この汗のことを「感情汗」とも呼び、いやな体臭の多くの原因となっているのが
この汗なのです。ちなみにこの汗は、思春期以前には出ません。
汗以外の体臭の原因は?
<体臭の原因となるもの>
このように、人による体臭の違いは、皮膚に存在する微生物相の違いによるものです。
この微生物相の違いは遺伝によって影響され、特に主要組織適合遺伝子複合体(免疫反応に必要な多くのタンパクの遺伝子情報を含む大きな遺伝子領域)により、強く影響されます。
例えば家族の中でも、遺伝により似た体臭をもつ者同士でグループに分けることができます。
また同じ人の体臭もその時の感情、年齢、生理、または癌などの病気によって
変化します。研究者の中にはこの体臭を利用して病気を発見しようと試みている人が
います。1989年にはWilliamsとPembrokeが、犬が人間の体臭をかぐことによって
悪性の腫瘍を探し出すことができるのはないか、という仮説を立てました。
現在でもこの研究は進んでおり、特に肺がんや舌癌の場合にはその人の吐く息によって
悪性の腫瘍の臭いを検知できるのではないかとしています。
<体臭の原因となる食べ物>
汗や息が臭くなる原因には、食べものもあります。例えば、にんにく、玉ねぎ、
カレーなどの香辛料はいやな体臭のもとになります。しかしこれらの食べ物も
人により影響力が異なるため、どの食べ物が自分の体臭の原因になるのかは、
各自で知っておかなければならないでしょう。
また稀ではありますが、ある種の遺伝病が体臭の原因になっていることもあります。
例えばトリメチルアミン尿症にかかると、ある種の食べ物を食べると強い体臭を
発するため、魚臭症、魚臭症候群とも呼ばれています。
体臭を防ぐには
体臭は病気が原因になっている場合もあることは分かりましたが、主なる臭いの
もとは細菌が汗を吸収する際に発散する化学物質の臭いです。
汗をかくことは体にとって大切な働きですが、体臭は出したくないですよね。
それでは体臭を防ぐにはどうすればよいでしょうか。
リラックスする方法を学ぶ
ストレスのように、我々の感情は汗を出すもとになります。ヨガや瞑想などを
とりいれ、リラックスする方法を学ぶとよいでしょう。
食生活を変える
アルコール、お茶、コーヒー、香辛料は体温を上昇させるため、汗をかきやすくします。
また、玉ねぎも臭いの強い汗の元になるので控えましょう。
入浴の後は体をよく乾かす
細菌は湿った皮膚の上で繁殖するので、体をよく乾かしましょう。
靴を毎日変える
足は特に汗をかきやすい場所です。
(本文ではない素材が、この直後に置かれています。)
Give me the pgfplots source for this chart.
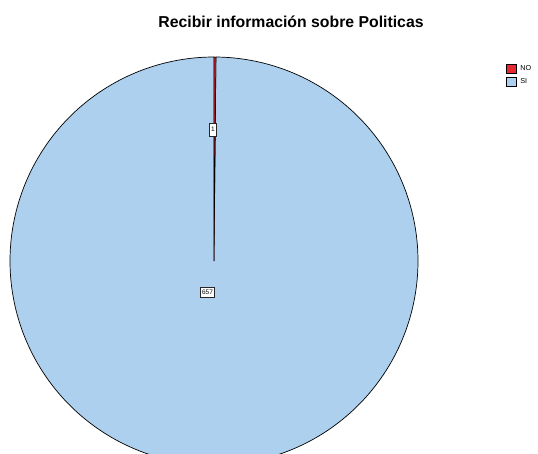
\documentclass[border=0pt]{standalone}
\usepackage{fontspec}
\setmainfont{Liberation Sans}
\usepackage{pgfplots}
\pgfplotsset{compat=1.18}
\definecolor{noRed}{RGB}{232,40,48}
\definecolor{siBlue}{RGB}{173,208,238}
\begin{document}
\begin{tikzpicture}
\def\vNO{1}\def\vSI{657}
\pgfmathsetmacro{\aSplit}{90-360*\vNO/(\vNO+\vSI)}
\begin{axis}[
  scale only axis, width=538pt, height=453pt,
  xmin=0, xmax=538, ymin=0, ymax=453,
  hide axis, clip=true,
  reverse legend,
  legend cell align=left,
  legend image code/.code={\draw[#1] (0pt,-4.5pt) rectangle (10pt,4.5pt);},
  legend style={at={(axis cs:506,389)}, anchor=north west, draw=none, fill=none,
    font=\fontsize{7.2}{8}\selectfont, inner sep=0pt, row sep=3pt,
    nodes={inner sep=1.5pt}, /tikz/every odd column/.append style={column sep=2pt}},
]
\addplot[fill=siBlue, draw=black, line width=0.7pt, domain=-270:\aSplit, samples=721, variable=\t]
  ({214+204*cos(\t)},{192+204*sin(\t)}) -- (axis cs:214,192) -- cycle;
\addlegendentry{SI}
\addplot[fill=noRed, draw=black, line width=0.5pt, domain=\aSplit:90, samples=5, variable=\t]
  ({214+204*cos(\t)},{192+204*sin(\t)}) -- (axis cs:214,192) -- cycle;
\addlegendentry{NO}
\node[font=\fontsize{15.8}{18}\selectfont\bfseries, anchor=base] at (axis cs:291,425) {Recibir información sobre Politicas};
\node[draw=black!85, fill=white, inner xsep=1.8pt, inner ysep=0pt, minimum height=13pt, line width=0.8pt, font=\fontsize{6.5}{7}\selectfont] at (axis cs:213,323.5) {1};
\node[draw=black!85, fill=white, inner xsep=1.8pt, inner ysep=0pt, minimum height=10pt, line width=0.8pt, font=\fontsize{6.5}{7}\selectfont] at (axis cs:207.5,161) {657};
\end{axis}
\pgfresetboundingbox
\useasboundingbox (current axis.south west) rectangle (current axis.north east);
\end{tikzpicture}
\end{document}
毎日同じ靴を履くのではなく、一日おきぐらいで
靴を履き替え、その間に汗で湿った靴をしっかりと乾かしましょう。
香料なしの制汗スプレーを使う
香りで体臭をごまかすデオドラントではなく、汗を防ぐ制汗スプレーを使いましょう。
まとめ
毎日体を洗って清潔にしていても体臭が減らない場合には、ストレス、食生活、
病気などの原因も考えてみてください。